What to produce: Return precisely the span of lines from the top of the material below to the line containing "const titleSize = 27.5;", both included. Pictures are excluded.

* * * * * * * * *

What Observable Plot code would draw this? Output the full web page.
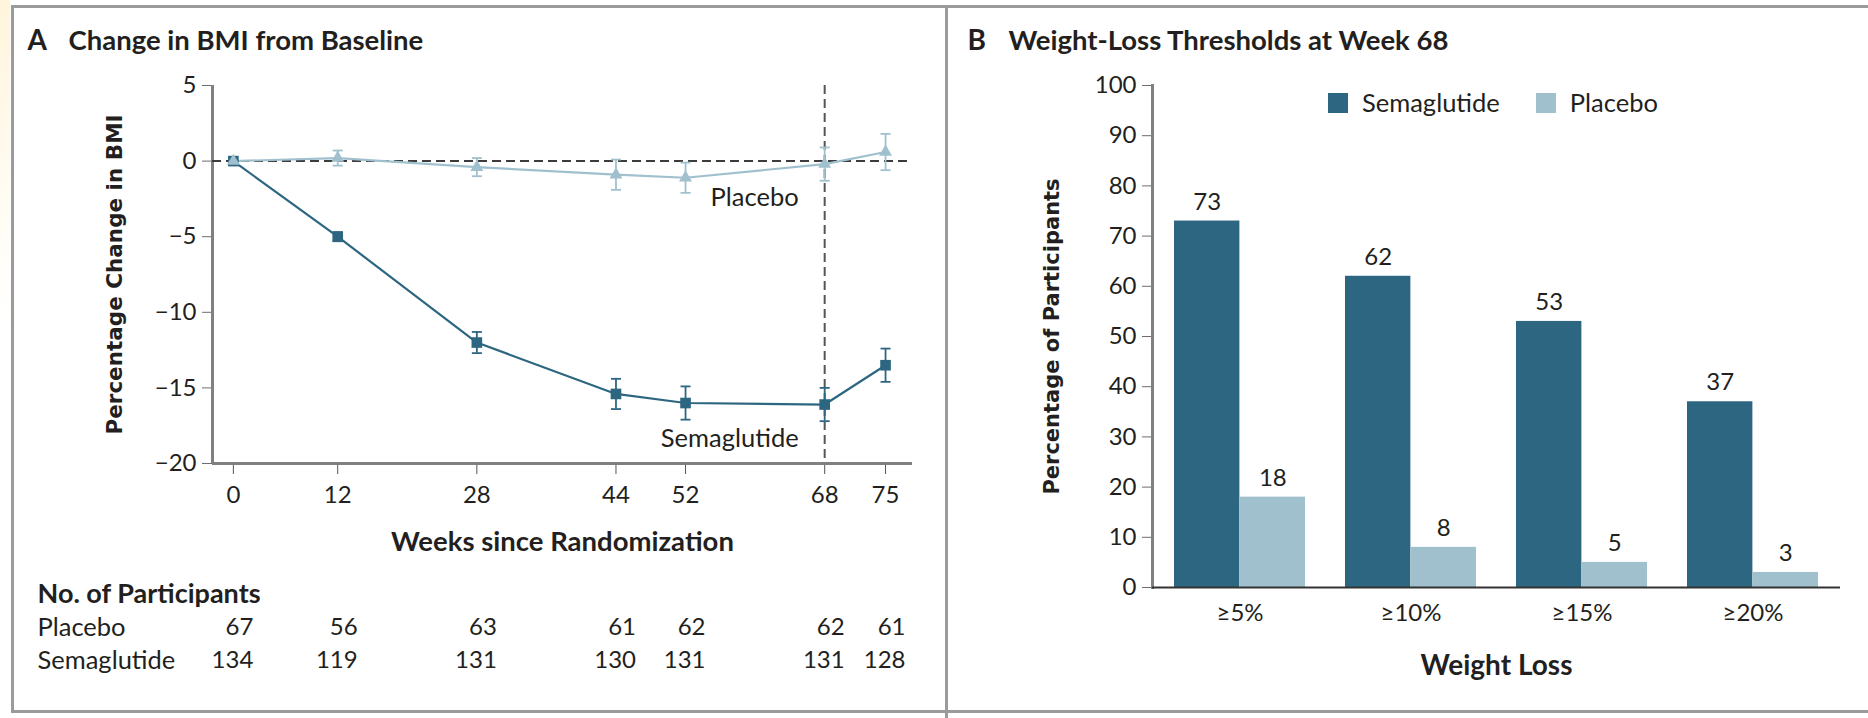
<!DOCTYPE html>
<html>
<head>
<meta charset="utf-8">
<script src="https://cdn.jsdelivr.net/npm/d3@7"></script>
<script src="https://cdn.jsdelivr.net/npm/@observablehq/plot@0.6"></script>
<style>
  html, body { margin: 0; padding: 0; background: #fff; }
  #fig { position: relative; width: 1868px; height: 718px; overflow: hidden; background: #fff;
         font-family: Lato, "Noto Sans", sans-serif; color: #231f20; }
  .line { position: absolute; background: #9b9b9b; }
  .legend { position: absolute; display: flex; align-items: center; font-size: 25.5px; white-space: nowrap; line-height: 1; }
  .legend .sw { width: 20px; height: 20px; margin-right: 14px; }
  .legend .item { display: flex; align-items: center; margin-right: 36px; }
  svg { position: absolute; overflow: visible; }
</style>
</head>
<body>
<div id="fig"></div>
<script>
// ---- Panel A: change in BMI from baseline (mean with 95% CI) ----
const weeks = [0, 12, 28, 44, 52, 68, 75];
const placeboChange = [0, 0.2, -0.4, -0.9, -1.1, -0.2, 0.6];
const placeboCI = [0, 0.5, 0.6, 1.0, 1.0, 1.1, 1.2];
const semaChange = [0, -5.0, -12.0, -15.4, -16.0, -16.1, -13.5];
const semaCI = [0, 0.3, 0.7, 1.0, 1.1, 1.1, 1.1];
const placeboN = [67, 56, 63, 61, 62, 62, 61];
const semaN = [134, 119, 131, 130, 131, 131, 128];
const bmiTicks = [5, 0, -5, -10, -15, -20];
const endpointWeek = 68;

// ---- Panel B: weight-loss thresholds at week 68 ----
const thresholds = ["≥5%", "≥10%", "≥15%", "≥20%"];
const semaPct = [73, 62, 53, 37];
const placeboPct = [18, 8, 5, 3];
const pctTicks = [0, 10, 20, 30, 40, 50, 60, 70, 80, 90, 100];

const groups = ["Semaglutide", "Placebo"];
const palette = ["#2d6680", "#a0c0ce"];
const colorOf = Object.fromEntries(groups.map((g, i) => [g, palette[i]]));

const ink = "#231f20";
const font = "Lato, 'Noto Sans', sans-serif";
const yTitleFont = "'DejaVu Sans', Verdana, sans-serif";
const tickSize = 24;      // tick labels and counts
const labelSize = 25.5;   // series and row labels
const titleSize = 27.5;   // bold headings

const fig = document.getElementById("fig");
function place(el, left, top) {
  el.style.position = "absolute";
  el.style.left = left + "px";
  el.style.top = top + "px";
  fig.appendChild(el);
}
function rule(left, top, w, h) {
  const d = document.createElement("div");
  d.className = "line";
  d.style.width = w + "px"; d.style.height = h + "px";
  place(d, left, top);
}

// outer box and panel divider
const tint = document.createElement("div");
tint.style.width = "10px"; tint.style.height = "330px";
tint.style.background = "linear-gradient(#fff5dc, #fffdf6 70%, #ffffff)";
place(tint, 0, 0);
rule(11, 5, 1857, 3);
rule(11, 5, 3, 708);
rule(11, 710, 1857, 3);
rule(945, 5, 3, 713);

// ---------------- Panel A ----------------
const series = [
  ...weeks.map((w, i) => ({group: "Placebo", week: w, value: placeboChange[i], ci: placeboCI[i], n: placeboN[i]})),
  ...weeks.map((w, i) => ({group: "Semaglutide", week: w, value: semaChange[i], ci: semaCI[i], n: semaN[i]}))
];
const placebo = series.filter(d => d.group === "Placebo");
const sema = series.filter(d => d.group === "Semaglutide");

// horizontal cap used on the error bars
const capSymbol = {
  draw(ctx, size) {
    const r = Math.sqrt(size / Math.PI);
    ctx.moveTo(-r, 0);
    ctx.lineTo(r, 0);
  }
};

const xDomainA = [-2.4, 78.1];
const yMinA = d3.min(bmiTicks), yMaxA = d3.max(bmiTicks);
const color = {domain: groups, range: palette};
const plotStyle = {fontFamily: font, fontSize: tickSize + "px", color: ink, background: "transparent", overflow: "visible"};

const chartA = Plot.plot({
  width: 946, height: 560,
  marginLeft: 212, marginRight: 34, marginTop: 85, marginBottom: 97,
  style: plotStyle,
  x: {domain: xDomainA},
  y: {domain: [yMinA, yMaxA]},
  color,
  marks: [
    Plot.axisY(bmiTicks, {tickSize: 10, tickPadding: 6, stroke: "#6d6d6d", fill: ink, label: null, fontSize: tickSize}),
    Plot.axisX(weeks, {tickSize: 11, tickPadding: 11, stroke: "#555", fill: ink, label: null, fontSize: tickSize}),
    Plot.ruleX([xDomainA[0]], {stroke: "#808080", strokeWidth: 3}),
    Plot.ruleY([yMinA], {stroke: "#808080", strokeWidth: 3}),
    Plot.ruleY([0], {stroke: "#3c3c3c", strokeWidth: 2, strokeDasharray: "9,5"}),
    Plot.ruleX([endpointWeek], {stroke: "#555", strokeWidth: 2, strokeDasharray: "9,5"}),
    Plot.line(placebo, {x: "week", y: "value", stroke: "group", strokeWidth: 2.2}),
    Plot.line(sema, {x: "week", y: "value", stroke: "group", strokeWidth: 2.2}),
    Plot.ruleX(series, {x: "week", y1: d => d.value - d.ci, y2: d => d.value + d.ci, stroke: "group", strokeWidth: 1.8}),
    Plot.dot(series, {x: "week", y: d => d.value + d.ci, symbol: capSymbol, r: 5, stroke: "group", strokeWidth: 1.8}),
    Plot.dot(series, {x: "week", y: d => d.value - d.ci, symbol: capSymbol, r: 5, stroke: "group", strokeWidth: 1.8}),
    Plot.dot(sema, {x: "week", y: "value", symbol: "square", r: 6, fill: "group", stroke: null}),
    Plot.dot(placebo, {x: "week", y: "value", symbol: "triangle", r: 4.8, fill: "group", stroke: null}),
    // series labels sit below each line, just left of the week-68 marker
    Plot.text(series.filter(d => d.week === endpointWeek), {
      x: "week", y: "value", text: "group", textAnchor: "end", lineAnchor: "middle",
      dx: -26, dy: 34, fill: ink, fontSize: labelSize
    }),
    // panel title
    Plot.text(["A"], {frameAnchor: "top-left", textAnchor: "start", lineAnchor: "middle", dx: -185, dy: -44,
      fontWeight: 700, fontSize: 28, fill: ink}),
    Plot.text(["Change in BMI from Baseline"], {frameAnchor: "top-left", textAnchor: "start", lineAnchor: "middle",
      dx: -144, dy: -44, fontWeight: 700, fontSize: titleSize, fill: ink}),
    // axis titles
    Plot.text(["Percentage Change in BMI"], {frameAnchor: "left", rotate: -90, textAnchor: "middle", lineAnchor: "middle",
      dx: -97, fontFamily: yTitleFont, fontWeight: 700, fontSize: 21.5, fill: ink}),
    Plot.text(["Weeks since Randomization"], {frameAnchor: "bottom", textAnchor: "middle", lineAnchor: "middle",
      dy: 79, fontWeight: 700, fontSize: titleSize, fill: ink})
  ]
});
place(chartA, 0, 0);

// number of participants under each week
const tableRows = ["Placebo", "Semaglutide"];
const tableA = Plot.plot({
  width: 946, height: 150,
  marginLeft: 212, marginRight: 34, marginTop: 0, marginBottom: 0,
  style: plotStyle,
  x: {domain: xDomainA, axis: null},
  y: {type: "point", domain: tableRows, range: [67, 100], padding: 0, axis: null},
  marks: [
    Plot.text(series, {x: "week", y: "group", text: d => String(d.n), textAnchor: "end", lineAnchor: "middle",
      dx: 20, fill: ink, fontSize: tickSize}),
    Plot.text(tableRows, {y: d => d, text: d => d, frameAnchor: "left", textAnchor: "start", lineAnchor: "middle",
      dx: -175, fill: ink, fontSize: labelSize}),
    Plot.text(["No. of Participants"], {frameAnchor: "top-left", textAnchor: "start", lineAnchor: "middle",
      dx: -175, dy: 34, fontWeight: 700, fontSize: 27, fill: ink})
  ]
});
place(tableA, 0, 560);

// ---------------- Panel B ----------------
const bars = thresholds.flatMap((t, i) => [
  {threshold: t, group: "Semaglutide", pct: semaPct[i]},
  {threshold: t, group: "Placebo", pct: placeboPct[i]}
]);
const xB = {type: "band", domain: thresholds, range: [206, 894], paddingInner: 0.234, paddingOuter: 0.125};
const half = Plot.scale({x: xB}).bandwidth / 2;
const semaBars = bars.filter(d => d.group === "Semaglutide");
const placeboBars = bars.filter(d => d.group === "Placebo");

const chartB = Plot.plot({
  width: 922, height: 700,
  marginLeft: 206, marginRight: 28, marginTop: 85, marginBottom: 113,
  style: plotStyle,
  x: xB,
  y: {domain: [0, 100]},
  color,
  marks: [
    Plot.axisY(pctTicks, {tickSize: 10, tickPadding: 6, stroke: "#6d6d6d", fill: ink, label: null, fontSize: tickSize}),
    Plot.axisX({tickSize: 0, tickPadding: 16, fill: ink, label: null, fontSize: tickSize}),
    Plot.barY(semaBars, {x: "threshold", y: "pct", fill: "group", insetRight: half}),
    Plot.barY(placeboBars, {x: "threshold", y: "pct", fill: "group", insetLeft: half}),
    Plot.frame({anchor: "left", stroke: "#808080", strokeWidth: 3}),
    Plot.ruleY([0], {stroke: "#333", strokeWidth: 2.2}),
    Plot.text(semaBars, {x: "threshold", y: "pct", text: d => String(d.pct), dx: -half / 2, dy: -19,
      lineAnchor: "middle", fill: ink, fontSize: tickSize}),
    Plot.text(placeboBars, {x: "threshold", y: "pct", text: d => String(d.pct), dx: half / 2, dy: -19,
      lineAnchor: "middle", fill: ink, fontSize: tickSize}),
    Plot.text(["B"], {frameAnchor: "top-left", textAnchor: "start", lineAnchor: "middle", dx: -185, dy: -44,
      fontWeight: 700, fontSize: 28, fill: ink}),
    Plot.text(["Weight-Loss Thresholds at Week 68"], {frameAnchor: "top-left", textAnchor: "start", lineAnchor: "middle",
      dx: -144, dy: -44, fontWeight: 700, fontSize: titleSize, fill: ink}),
    Plot.text(["Percentage of Participants"], {frameAnchor: "left", rotate: -90, textAnchor: "middle", lineAnchor: "middle",
      dx: -100, fontFamily: yTitleFont, fontWeight: 700, fontSize: 21, fill: ink}),
    Plot.text(["Weight Loss"], {frameAnchor: "bottom", textAnchor: "middle", lineAnchor: "middle",
      dy: 79, fontWeight: 700, fontSize: 28, fill: ink})
  ]
});
place(chartB, 946, 0);

// legend
const legend = document.createElement("div");
legend.className = "legend";
for (const g of groups) {
  const item = document.createElement("div");
  item.className = "item";
  const sw = document.createElement("div");
  sw.className = "sw";
  sw.style.background = colorOf[g];
  const label = document.createElement("span");
  label.textContent = g;
  item.append(sw, label);
  legend.append(item);
}
place(legend, 1328, 90);
</script>
</body>
</html>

* * * * * * * * *

Complete output:
What Observable Plot code would draw this? Output the full web page.
<!DOCTYPE html>
<html>
<head>
<meta charset="utf-8">
<script src="https://cdn.jsdelivr.net/npm/d3@7"></script>
<script src="https://cdn.jsdelivr.net/npm/@observablehq/plot@0.6"></script>
<style>
  html, body { margin: 0; padding: 0; background: #fff; }
  #fig { position: relative; width: 1868px; height: 718px; overflow: hidden; background: #fff;
         font-family: Lato, "Noto Sans", sans-serif; color: #231f20; }
  .line { position: absolute; background: #9b9b9b; }
  .legend { position: absolute; display: flex; align-items: center; font-size: 25.5px; white-space: nowrap; line-height: 1; }
  .legend .sw { width: 20px; height: 20px; margin-right: 14px; }
  .legend .item { display: flex; align-items: center; margin-right: 36px; }
  svg { position: absolute; overflow: visible; }
</style>
</head>
<body>
<div id="fig"></div>
<script>
// ---- Panel A: change in BMI from baseline (mean with 95% CI) ----
const weeks = [0, 12, 28, 44, 52, 68, 75];
const placeboChange = [0, 0.2, -0.4, -0.9, -1.1, -0.2, 0.6];
const placeboCI = [0, 0.5, 0.6, 1.0, 1.0, 1.1, 1.2];
const semaChange = [0, -5.0, -12.0, -15.4, -16.0, -16.1, -13.5];
const semaCI = [0, 0.3, 0.7, 1.0, 1.1, 1.1, 1.1];
const placeboN = [67, 56, 63, 61, 62, 62, 61];
const semaN = [134, 119, 131, 130, 131, 131, 128];
const bmiTicks = [5, 0, -5, -10, -15, -20];
const endpointWeek = 68;

// ---- Panel B: weight-loss thresholds at week 68 ----
const thresholds = ["≥5%", "≥10%", "≥15%", "≥20%"];
const semaPct = [73, 62, 53, 37];
const placeboPct = [18, 8, 5, 3];
const pctTicks = [0, 10, 20, 30, 40, 50, 60, 70, 80, 90, 100];

const groups = ["Semaglutide", "Placebo"];
const palette = ["#2d6680", "#a0c0ce"];
const colorOf = Object.fromEntries(groups.map((g, i) => [g, palette[i]]));

const ink = "#231f20";
const font = "Lato, 'Noto Sans', sans-serif";
const yTitleFont = "'DejaVu Sans', Verdana, sans-serif";
const tickSize = 24;      // tick labels and counts
const labelSize = 25.5;   // series and row labels
const titleSize = 27.5;   // bold headings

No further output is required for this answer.